Wednesday, June 27, 2018

Barry Pearman :: Broken to Built

Broken to Built: 31 Days of Rebuilding with Nehemiah by Barry Pearman on Amazon

broken to built book coverFor several years I've followed Pastor Barry Pearman's Turning the Page website; I also belong to his related Facebook page and recommend both to you.

With a short chapter a day for a month of 31 days, mental health advocate and practitioner Barry Pearman anchors his reflective insights in the post-exilic Hebrew Bible book of Nehemiah. Although the book guides individuals as they move from being Broken to becoming (re)Built, Pearman reminds us of the necessity of having community alongside us and the necessity of constant connections with God, the only truly reliable One. The visually striking cover of the book photographically illustrates the idea of interaction and cooperation; in fact, the author crowd-sourced on his Facebook page to determine which one of four cover choices most appealed to people.

This book is for everyone! in his intro the author explains, "..we are in recovery mode. We are building and growing a life out of the rubble of what was left behind. In the choking dust of rubble we find that this is no fairy tale. The biblical Book of Nehemiah is a love story. God is in love with the people of Jerusalem and sees them broken, shamed and without dignity." And, "The big idea is that recovery/life takes place in a relational context."

Each chapter opens with a very short real-life vignette from people the author knows in real life; each chapter ends with a (1)Quote to consider, (2)Question to answer, and (3)A rock to build with. I'd suggest at first quickly glancing through the entire book to get a basic overview, then using each chapter as part of your daily devotions, and during the day remembering the end of chapter Quotes, Questions, and Rocks.

Hopefully everyone's life isn't completely in shambles and shards all the time, yet there's always some element that needs to be healed and helped back to wholeness. Maybe you've heard someone mention they started therapy or counseling because parts of their lives were going extremely well, while another aspect or two was in disastrous condition? Maybe that's been your experience? Despite being grounded in scripture Jews and Christians can relate to and affirm as having authority for their lives, this book is for everyone!

By the historical time period of Nehemiah's narrative, God's people had left their existence under Egyptian imperialism centuries earlier, returned to their home-land Jerusalem after exile under the Babylonian empire (though many deported to Babylon stayed there), and now they needed to deal with another empire. The post-[Babylonian] exilic book of Nehemiah describes life under that other empire—Persia. Scripture shows us how cleverly and effectively Jews – including Nehemiah – found ways to live well, grow healthy, and thrive in spite of far from ideal surroundings. Nehemiah even was employed by the Persian king! Often we simply cannot escape negative influences; for many reasons, we frequently need to stay in our current living situation or employment context, but must figure out work-arounds, as Nehemiah did.

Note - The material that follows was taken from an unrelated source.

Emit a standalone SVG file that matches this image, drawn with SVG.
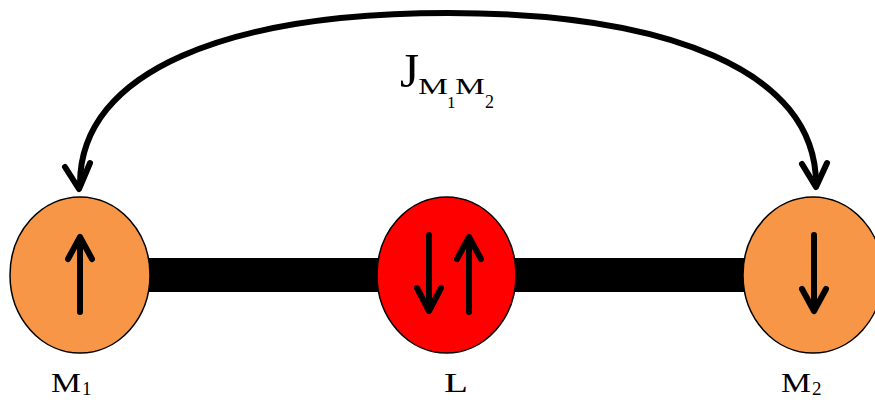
<svg xmlns="http://www.w3.org/2000/svg" width="875" height="406" viewBox="0 0 875 406">
<style>
.node-m{fill:#F79646;stroke:#000;stroke-width:1.5}
.node-l{fill:#FF0000;stroke:#000;stroke-width:1.5}
.spin{fill:none;stroke:#000;stroke-width:6;stroke-linecap:round;stroke-linejoin:round}
.conn{fill:none;stroke:#000;stroke-width:6;stroke-linecap:round;stroke-linejoin:round}
.lbl{font-family:"Liberation Serif","Times New Roman",serif;fill:#000}
</style>
<rect width="875" height="406" fill="#fff"/>
<g id="connectors">
  <rect id="bond" x="148" y="258" width="600" height="34" fill="#000"/>
  <path class="conn" d="M80,184 C80,70 230,13 448,13 C666,13 816,70 816,184"/>
  <path class="conn" d="M65,167 L79,189 L90,163"/>
  <path class="conn" d="M802,164 L816,187 L827,163"/>
</g>
<g id="label-J">
  <text class="lbl" x="400" y="87" font-size="49">J</text>
  <text class="lbl" x="418" y="94" font-size="23" textLength="30" lengthAdjust="spacingAndGlyphs">M</text>
  <text class="lbl" x="447" y="108" font-size="17">1</text>
  <text class="lbl" x="455" y="94" font-size="23" textLength="30" lengthAdjust="spacingAndGlyphs">M</text>
  <text class="lbl" x="485" y="108" font-size="18">2</text>
</g>
<g id="M1">
  <ellipse class="node-m" cx="80" cy="275" rx="70" ry="78"/>
  <path class="spin" d="M80,312 L80,238 M68,259 L80,237 L92,259"/>
  <text class="lbl" x="51" y="392" font-size="27" textLength="30" lengthAdjust="spacingAndGlyphs">M</text>
  <text class="lbl" x="82" y="395" font-size="19">1</text>
</g>
<g id="L">
  <ellipse class="node-l" cx="446.5" cy="275" rx="69.5" ry="78"/>
  <path class="spin" d="M429,235 L429,309 M417,288 L429,311 L441,288"/>
  <path class="spin" d="M469,312 L469,238 M457,259 L469,237 L481,259"/>
  <text class="lbl" x="444" y="392" font-size="27" textLength="24" lengthAdjust="spacingAndGlyphs">L</text>
</g>
<g id="M2">
  <ellipse class="node-m" cx="813" cy="275" rx="70" ry="78"/>
  <path class="spin" d="M814,235 L814,309 M802,289 L814,311 L826,289"/>
  <text class="lbl" x="781" y="392" font-size="27" textLength="30" lengthAdjust="spacingAndGlyphs">M</text>
  <text class="lbl" x="812" y="395" font-size="19">2</text>
</g>
</svg>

I especially appreciate how Barry emphasizes the critical need of having supportive people alongside us at the same time he keeps emphasizing connecting with God in prayer. Those other humans help a lot, but (aside from Jesus of Nazareth) there's not yet been a perfect, totally reliable person, so God must remain our ultimate recourse and rock.

Notice of material connection: I received a copy of this book from the author with no obligation to write a positive review. As always, my opinions are my own.